The bursting of the tech bubble also caused a significant change in the expectations of large institutional investors about future returns on their investments. In the 1990s, many investors believed that their stock investments would continue to produce double-digit returns into the foreseeable future. The 2000-2002 period changed all that. Institutional investors became less optimistic and the widely held view shifted—investors would be lucky to attain mid-single-digit returns on their stock portfolios.
Then, low interest rates resulted in a housing bubble…
The bursting of the tech bubble and its impact on investors caused a noticeable change in the investment practices of some large institutional investors. In order to attain higher expected returns on their investments, large investors began using complicated investment strategies to direct significant amounts of their capital. The expected gains from many of these strategies could be magnified by using low-interest, borrowed funds available as a result of the Fed’s attempt to stimulate the economy.
One of these complicated investment strategies involved home loan mortgages. Most homeowners are unaware that the majority of home mortgages are pooled with similar types of mortgages and sold to other investors in the form of publicly traded securities. These popular securities are designed to meet varying investor needs and are often very complex. One particular class of investors, collectively known as hedge funds, professed to have significant expertise in using complicated strategies involving the use of home loan mortgage securities. The administration of these strategies involves assumptions and sophisticated techniques to carefully control the risk of losses. Often, these hedge funds simultaneously borrow large numbers of low-interest funds in an attempt to increase their expected returns. (Note: The General Board does periodically engage in hedging strategies but has no investments in strategies that borrow funds to buy home loan mortgages.)

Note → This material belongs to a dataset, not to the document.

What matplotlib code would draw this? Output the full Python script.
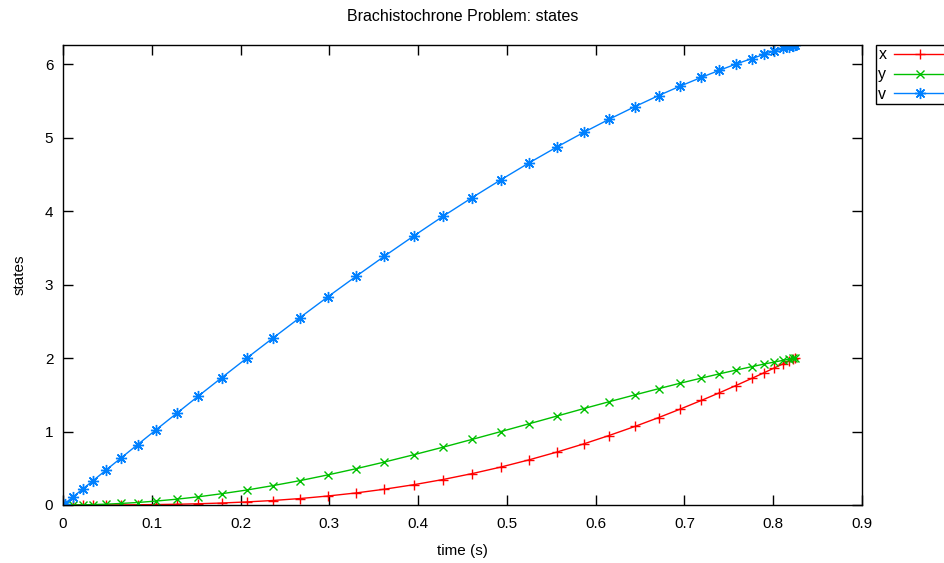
import matplotlib
matplotlib.use("Agg")
import matplotlib.pyplot as plt

plt.rcParams['font.family'] = ['Liberation Sans', 'DejaVu Sans']
plt.rcParams['font.size'] = 11

# time grid (s)
time = [0.000, 0.002, 0.011, 0.022, 0.034, 0.048, 0.065, 0.084, 0.105, 0.128,
        0.152, 0.179, 0.207, 0.236, 0.267, 0.298, 0.330, 0.362, 0.395, 0.428,
        0.461, 0.493, 0.525, 0.556, 0.587, 0.615, 0.644, 0.671, 0.695, 0.719,
        0.739, 0.758, 0.776, 0.790, 0.801, 0.811, 0.818, 0.822, 0.825]

x_state = [0.000, 0.000, 0.000, 0.000, 0.000, 0.001, 0.001, 0.003, 0.006, 0.010,
           0.017, 0.027, 0.042, 0.061, 0.088, 0.122, 0.164, 0.215, 0.276, 0.347,
           0.428, 0.516, 0.615, 0.720, 0.834, 0.946, 1.069, 1.191, 1.305, 1.424,
           1.526, 1.627, 1.725, 1.803, 1.865, 1.922, 1.963, 1.986, 2.000]

y_state = [0.000, 0.000, 0.001, 0.002, 0.006, 0.011, 0.021, 0.034, 0.054, 0.079,
           0.111, 0.154, 0.204, 0.263, 0.332, 0.409, 0.494, 0.585, 0.684, 0.787,
           0.894, 0.999, 1.106, 1.210, 1.314, 1.406, 1.499, 1.584, 1.658, 1.728,
           1.785, 1.837, 1.884, 1.920, 1.946, 1.970, 1.986, 1.995, 2.000]

v_state = [0.000, 0.020, 0.108, 0.216, 0.333, 0.471, 0.637, 0.822, 1.026, 1.248,
           1.479, 1.736, 2.000, 2.269, 2.553, 2.832, 3.113, 3.388, 3.663, 3.931,
           4.187, 4.427, 4.659, 4.873, 5.077, 5.252, 5.424, 5.576, 5.703, 5.823,
           5.918, 6.004, 6.080, 6.137, 6.180, 6.217, 6.243, 6.257, 6.264]

series_names = ['x', 'y', 'v']
title_text = 'Brachistochrone Problem: states'
xlabel_text = 'time (s)'
ylabel_text = 'states'
xticks = [0, 0.1, 0.2, 0.3, 0.4, 0.5, 0.6, 0.7, 0.8, 0.9]
xtick_labels = ['0', '0.1', '0.2', '0.3', '0.4', '0.5', '0.6', '0.7', '0.8', '0.9']
yticks = [0, 1, 2, 3, 4, 5, 6]

fig = plt.figure(figsize=(9.44, 5.63), dpi=100)
ax = fig.add_axes([63/944, 1-505/563, (862-63)/944, (505-45)/563])

ax.plot(time, x_state, color='#ff0000', lw=1, marker='+', ms=7.5, mew=1, label=series_names[0])
ax.plot(time, y_state, color='#00c000', lw=1, marker='x', ms=6, mew=1, label=series_names[1])
ax.plot(time, v_state, color='#0080ff', lw=1, marker=(8, 2, 0), ms=8, mew=1, label=series_names[2])

ax.set_xlim(0, 0.9)
ax.set_ylim(0, max(v_state))
ax.set_xticks(xticks)
ax.set_xticklabels(xtick_labels)
ax.set_yticks(yticks)
ax.tick_params(direction='in', length=7, width=1, top=True, right=True)
ax.tick_params(axis='x', pad=8.5)
ax.tick_params(axis='y', pad=7)
for s in ax.spines.values():
    s.set_linewidth(1)
    s.set_color('black')

ax.set_title(title_text, fontsize=11.5, pad=17)
ax.set_xlabel(xlabel_text, labelpad=9.5)
ax.set_ylabel(ylabel_text, labelpad=13)

leg = fig.legend(loc='upper left', bbox_to_anchor=(876/944, 1-45/563),
                 markerfirst=False, frameon=True, fancybox=False,
                 edgecolor='black', framealpha=1, fontsize=11.5,
                 handlelength=3.2, handletextpad=0.5, borderpad=0.15,
                 labelspacing=0.3, borderaxespad=0)
leg.get_frame().set_linewidth(1)

fig.savefig('out.png', dpi=100)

Initially, hedge funds that applied strategies that invested in home loan securities earned excellent returns on investors’ capital. These strategies grew in popularity, so that there soon was an insatiable demand for mortgage loans. Unfortunately, unethical and unsound lending practices on the part of mortgage companies were an outcome of this increased demand for mortgage loans. Some mortgage lending companies made loans with little or no proof that the borrowers could afford the homes they bought. Not surprisingly, many home buyers simply did not have the means to make the monthly payments on their mortgage loans.
As the lending situation worsened, some unscrupulous lending companies convinced home buyers that they could stay out of trouble by refinancing their mortgage as home values continued to climb. Home owners did not understand the consequences that would occur if housing prices stopped rising or if interest rates began to rise. Eventually, market conditions changed—interest rates rose and housing prices declined. Many borrowers were unable to afford the resulting higher monthly payments and defaulted on their mortgage agreements.
A “crisis” resulting from bad mortgage loans spread to other investments…
Once home owners began defaulting on mortgages, investors behind these complex strategies realized that their investment risk assumptions were wrong, and they began losing money. Their losses were magnified because they used borrowed funds that were combined with investors’ capital.
Two principal outcomes have resulted: First, the banks that provided low-interest money to investors (such as hedge funds) began demanding that these investors return borrowed funds because of underlying losses. Second, many investors executing complex strategies began analyzing the risk assumptions for other investments they held—if they did not properly assess the risk of home mortgage securities, perhaps they also made a mistake in assessing the risk of other investments. The result of these two outcomes has been widespread, indiscriminate sale of investments not considered to be completely safe from loss (i.e., U.S. government securities).
General Board funds feel the impact…
The impact of the current market crisis (which history may refer to as the “bursting of the credit bubble”) has been felt primarily in the stock market. Consequently, the General Board has seen a drop in the value of its stock holdings. Some investors, such as mutual fund investors, are nervous about losses they have sustained and have withdrawn large amounts of money from stock mutual funds. This has forced the mutual fund companies to sell at lower prices. Other investors fear economic consequences resulting from the current crisis and believe that banks and other lenders will become more risk averse, significantly reducing the number of loans they make. They reason that if companies and individuals cannot borrow money to buy homes, expand businesses or make investments, the economy will suffer.
Some of the General Board’s bond investments have also declined in value. In particular, the value of the General Board’s positive social purpose investments (such as affordable housing loans) has declined despite no change in the quality of the loans. The General Board also has meaningful investments in bonds from developing countries, which have historically added significant value to participant accounts. Bonds in this category have also experienced a significant decline in value despite no change in the fundamental conditions of the local economies. As of the date of this report, all of the General Board’s funds have produced positive returns for the year, although several of the funds have declined considerably from their mid-July peaks.
General Board fund management considerations
The General Board administers its investment program with a disciplined long-term investment philosophy and, at this time, does not believe any change in investment strategy is warranted. From time to time, the financial markets present unique opportunities to selectively add value, and we will take advantage of these opportunities as they arise. History has shown that periods similar to the current crisis will continue to be experienced over time. Participants can rest assured that the General Board will continue to administer the funds supporting participant account balances with the same prudent investment practices that we have held over the years.
General Board long-term investment strategy
The General Board simply does not know nor does it try to predict how future events will unfold. We will continue to monitor the financial markets and our investments, and we will issue periodic reports if conditions materially change. We realize that for some, the negative market fluctuations of the past several weeks are a source of stress and anxiety. We are sensitive to participant concerns regarding losses in their account balances, but overall, we believe that the U.S. and world economies are strong and that markets will be resilient. We also believe that adhering to a long-term investment philosophy is the right strategy.